Outspoken Army General Upsets White House
Editor's Note: If top fighting generals are making statements like this with troops still in the field, the level of frustration among those tasked to fight this war must be enormous. The game plan espoused by Rumsfeld, Wolfowitz and Perle has left our troops exposed, underfed, lacking fuel and open to attacks from the flank. Nasiriya and Basra remain untaken, with Baghdad looming ominously in the distance. Many of our soldiers are dead or wounded. General Wallace has every right to be angry. - wrpBy The Associated Press
Friday 28 March 2003
WASHINGTON -- His war plan may not have panned out in Iraq quite as neatly as Lt. Gen. William S. Wallace had hoped.
"The plan is to be decisive, rapid, lethal and to give our adversary no edge he can take advantage of,'' Wallace, commander of the ground battle in Iraq, was quoted as saying earlier this month.
After a week of war, Wallace upset the White House Thursday by saying publicly that Pentagon strategists had misunderstood the combativeness of Iraqi fighters. The miscalculation, he said, had stalled the coalition's drive toward Baghdad.
"The enemy we're fighting against is different from the one we'd war-gamed against,'' Wallace, commander of V Corps, told The New York Times and The Washington Post. "We knew they were here, but we did not know how they would fight.''
Wallace's comments fed into the frustration the Bush administration already was expressing over media coverage of the pace of the war effort. The war, the White House says daily, is going well and at a good speed.

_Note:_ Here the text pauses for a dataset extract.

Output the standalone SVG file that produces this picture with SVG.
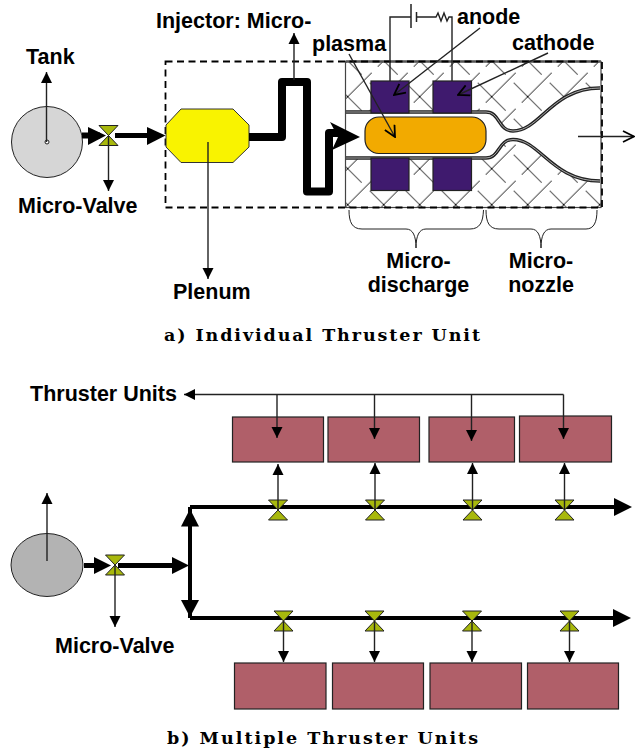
<svg xmlns="http://www.w3.org/2000/svg" width="637" height="751" viewBox="0 0 637 751">
<style>
text{font-family:"Liberation Sans",Arial,sans-serif;font-weight:bold;font-size:21.5px;fill:#000}
text.cap{font-family:"DejaVu Serif","Liberation Serif",serif;font-size:17.500px;font-weight:bold}
.thin{fill:none;stroke:#222;stroke-width:1.4}
.thick{fill:none;stroke:#000;stroke-width:5}
.valve{fill:#a8b80c;stroke:#222;stroke-width:1}
.unit{fill:#b05f69;stroke:#222;stroke-width:1.2}
.elec{fill:#3f1a6e;stroke:#222;stroke-width:1.2}
.wall{fill:none;stroke:#222;stroke-width:3.400}
.wallin{fill:none;stroke:#ccc;stroke-width:.8}
</style>
<defs>
<pattern id="hatch" width="36" height="36" patternUnits="userSpaceOnUse" x="509.700" y="78.700">
<path d="M0 36L6 30M12 24L36 0M4 4L32 32" fill="none" stroke="#111" stroke-width="1"/>
</pattern>
<marker id="a" markerUnits="userSpaceOnUse" markerWidth="12" markerHeight="12" refX="11" refY="6" orient="auto"><path d="M0 .500L11 6L0 11.500Z" fill="#000"/></marker>
<marker id="o" markerUnits="userSpaceOnUse" markerWidth="13" markerHeight="13" refX="12" refY="6.500" orient="auto"><path d="M1 1L12 6.500L1 12" fill="none" stroke="#000" stroke-width="1.800"/></marker>
<polygon id="vv" class="valve" points="-9.500,-10 9.500,-10 -9.500,10 9.500,10"/>
</defs>

<g id="thruster-body">
<rect x="345.500" y="61.500" width="255.500" height="146" fill="#fff"/>
<rect x="345.500" y="61.500" width="255.500" height="146" fill="url(#hatch)"/>
<path d="M345.500 112H486C500 112 498 131 513 131C540 131 552 88 600 88V181C552 181 540 139.500 513 139.500C498 139.500 500 158 486 158H345.500Z" fill="#fff"/>
<path class="wall" d="M345.500 112H486C500 112 498 131 513 131C540 131 552 88 600 88"/>
<path class="wall" d="M345.500 158H486C500 158 498 139.500 513 139.500C540 139.500 552 181 600 181"/>
<path class="wallin" d="M345.500 112H486C500 112 498 131 513 131C540 131 552 88 600 88"/>
<path class="wallin" d="M345.500 158H486C500 158 498 139.500 513 139.500C540 139.500 552 181 600 181"/>
<rect x="345.500" y="61.500" width="255.500" height="146" fill="none" stroke="#444" stroke-width="1.200"/>
<path d="M345.500 61.500H601" fill="none" stroke="#555" stroke-width="2.500"/>
</g>
<rect id="anode-top" class="elec" x="371" y="81" width="38" height="32"/>
<rect id="cathode-top" class="elec" x="433" y="81" width="38.500" height="32"/>
<rect id="anode-bottom" class="elec" x="371" y="158" width="38" height="32.500"/>
<rect id="cathode-bottom" class="elec" x="433" y="158" width="38.500" height="32.500"/>
<rect id="plasma" x="365" y="117" width="121" height="36.500" rx="14" fill="#f2aa00" stroke="#222" stroke-width="1.200"/>
<rect id="unit-boundary" x="165.500" y="61.500" width="436.500" height="146" fill="none" stroke="#000" stroke-width="1.800" stroke-dasharray="7 4.500"/>

<g id="tank-a"><circle cx="47" cy="142" r="35.500" fill="#d6d6d6" stroke="#222" stroke-width="1"/><circle cx="47" cy="142" r="2" fill="#fff" stroke="#222"/></g>
<polygon id="plenum" points="181,109 233,109 249,125 249,147 233,162.500 181,162.500 166,147 166,125" fill="#f9f300" stroke="#333" stroke-width="1"/>
<g id="tank-b"><ellipse cx="47" cy="565" rx="36" ry="31.500" fill="#b3b3b3" stroke="#222" stroke-width="1"/></g>

<g id="connectors">
<path class="thick" d="M82 135.500H100" style="stroke-width:6"/>
<path d="M88 127L106 135.500L88 145Z"/>
<path class="thick" d="M115 135.500H150"/>
<path d="M147 127L165.500 135.500L147 145Z"/>
<path d="M249 137H282V82H307V191.500H329V133H342" fill="none" stroke="#000" stroke-width="8" stroke-linejoin="round"/>
<path d="M330 122L360 137L332 150L338 137Z"/>
<path class="thick" d="M84 565.500H100"/>
<path d="M94 557L111 565.500L94 574Z"/>
<path class="thick" d="M118 565.500H175"/>
<path d="M172 557L189 565.500L172 574Z"/>
<path class="thick" d="M190 507H618M190 618H616M190 507V618" style="stroke-width:4"/>
<path d="M190 509L199 526.500H181Z"/>
<path d="M190 617L199 600H181Z"/>
<path d="M614 498L632 507L614 516Z"/>
<path d="M613 609L631 618L613 627Z"/>
<path class="thin" d="M563.500 394.500H184" marker-end="url(#a)"/>
<path class="thin" d="M390 81V17H411M416.500 17H433L436 17L438 13L441 21L444 13L447 21L449 17H452V81"/>
<path class="thin" d="M411 4V28M416.500 12V22" style="stroke-width:1.500"/>
<path class="thin" d="M480 28L394 95" marker-end="url(#o)"/>
<path class="thin" d="M349 54L395 137" marker-end="url(#o)"/>
<path class="thin" d="M548 53L458 95" marker-end="url(#o)"/>
<path class="thin" d="M578 136.500H634" marker-end="url(#o)"/>
<path class="thin" style="stroke-width:1" d="M349 210C349 222 352 229 362 229H406C413 229 416 236 416 248C416 236 419 229 426 229H470C480 229 483 222 483.500 210"/>
<path class="thin" style="stroke-width:1" d="M486 210C486 222 489 229 499 229H531C538 229 541 236 541 248C541 236 544 229 551 229H586C594 229 597 222 597 210"/>
</g>

<use id="valve-a" href="#vv" x="108.500" y="135.500"/>
<use id="valve-b" href="#vv" x="115" y="565"/>
<use id="valve-t1" href="#vv" x="278" y="510"/>
<use id="valve-t2" href="#vv" x="375" y="510"/>
<use id="valve-t3" href="#vv" x="472.500" y="510"/>
<use id="valve-t4" href="#vv" x="564.500" y="510"/>
<use id="valve-b1" href="#vv" x="283.500" y="621"/>
<use id="valve-b2" href="#vv" x="374.500" y="621"/>
<use id="valve-b3" href="#vv" x="472" y="621"/>
<use id="valve-b4" href="#vv" x="569.500" y="621"/>

<g id="units-top">
<rect class="unit" x="232.500" y="417" width="91" height="45"/>
<rect class="unit" x="328" y="417" width="91.500" height="45"/>
<rect class="unit" x="429" y="417" width="85.500" height="45"/>
<rect class="unit" x="519.500" y="416" width="92" height="46"/>
</g>
<g id="units-bottom">
<rect class="unit" x="234.500" y="663" width="91.500" height="46"/>
<rect class="unit" x="332.500" y="663" width="91" height="46"/>
<rect class="unit" x="430" y="663" width="91.500" height="46"/>
<rect class="unit" x="527.500" y="663" width="91" height="46"/>
</g>
<g id="leaders">
<path class="thin" d="M46.500 142V72" marker-end="url(#a)"/>
<path class="thin" d="M108.500 136V191" marker-end="url(#a)"/>
<path class="thin" d="M208 142V279" marker-end="url(#a)"/>
<path class="thin" d="M294 80V33" marker-end="url(#a)"/>
<path class="thin" d="M47 561V493" marker-end="url(#a)"/>
<path class="thin" d="M115 566V627" marker-end="url(#a)"/>
<path class="thin" d="M277 394.500V438" marker-end="url(#a)"/>
<path class="thin" d="M374.500 394.500V439" marker-end="url(#a)"/>
<path class="thin" d="M471.500 394.500V441" marker-end="url(#a)"/>
<path class="thin" d="M563.500 394.500V439" marker-end="url(#a)"/>
<path class="thin" d="M278 510V464" marker-end="url(#a)"/>
<path class="thin" d="M375 510V463" marker-end="url(#a)"/>
<path class="thin" d="M472.500 510V463" marker-end="url(#a)"/>
<path class="thin" d="M564.500 510V463" marker-end="url(#a)"/>
<path class="thin" d="M283.500 621V662" marker-end="url(#a)"/>
<path class="thin" d="M374.500 621V662" marker-end="url(#a)"/>
<path class="thin" d="M472 621V662" marker-end="url(#a)"/>
<path class="thin" d="M569.500 621V662" marker-end="url(#a)"/>
</g>

<g id="labels">
<text x="26" y="64">Tank</text>
<text x="18" y="213">Micro-Valve</text>
<text x="156" y="28">Injector: Micro-</text>
<text x="312" y="51">plasma</text>
<text x="457" y="23.500">anode</text>
<text x="512" y="50">cathode</text>
<text x="173" y="298.500">Plenum</text>
<text x="418.500" y="267.500" text-anchor="middle">Micro-</text>
<text x="418.500" y="292" text-anchor="middle">discharge</text>
<text x="541" y="267.500" text-anchor="middle">Micro-</text>
<text x="541" y="292" text-anchor="middle">nozzle</text>
<text class="cap" x="164" y="341" textLength="316">a) Individual Thruster Unit</text>
<text x="30" y="401">Thruster Units</text>
<text x="55" y="653">Micro-Valve</text>
<text class="cap" x="167" y="744" textLength="311">b) Multiple Thruster Units</text>
</g>
</svg>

White House press secretary Ari Fleischer on Friday would not say whether he agreed with Wallace.
"The strength of the plan is at the ability to adapt to the realities of the circumstances while still focused on what it is we seek to do,'' Fleischer said at his daily briefing.
At a briefing at U.S. Central Command in Qatar, Brig. Gen. Vincent Brooks said uncertainty is part of battle.
"No one can ever predict how a battle will unfold,'' Brooks said. ``We remain confident that we have a good grip on what's going on here and we're proceeding.''
Tough talk isn't new for Wallace, 55, who was promoted to commanding general of V Corps in June 2001.
Chafing at the wait for action to begin earlier this year, Wallace growled to a reporter that he was sick of having to deal with missile warnings of Iraqi incoming "lawn darts'' without striking back. Saddam Hussein, he said in less polite terms, was ticking him off.
Wallace also said he found the responsibility humbling.
He had worked for it all his career. Wallace, who goes by his middle name, Scott, graduated from West Point in 1969 and then the U.S. Army Command and General Staff College and the Naval War College before earning postgraduate degrees in operations analysis and international relations.
A Vietnam veteran, Wallace progressed from soldier to student to trainer and commander. By June 1999, he was serving as commander of the Joint Warfighting Center and director of joint training at the U.S. Joint Forces Command in Norfolk, Va.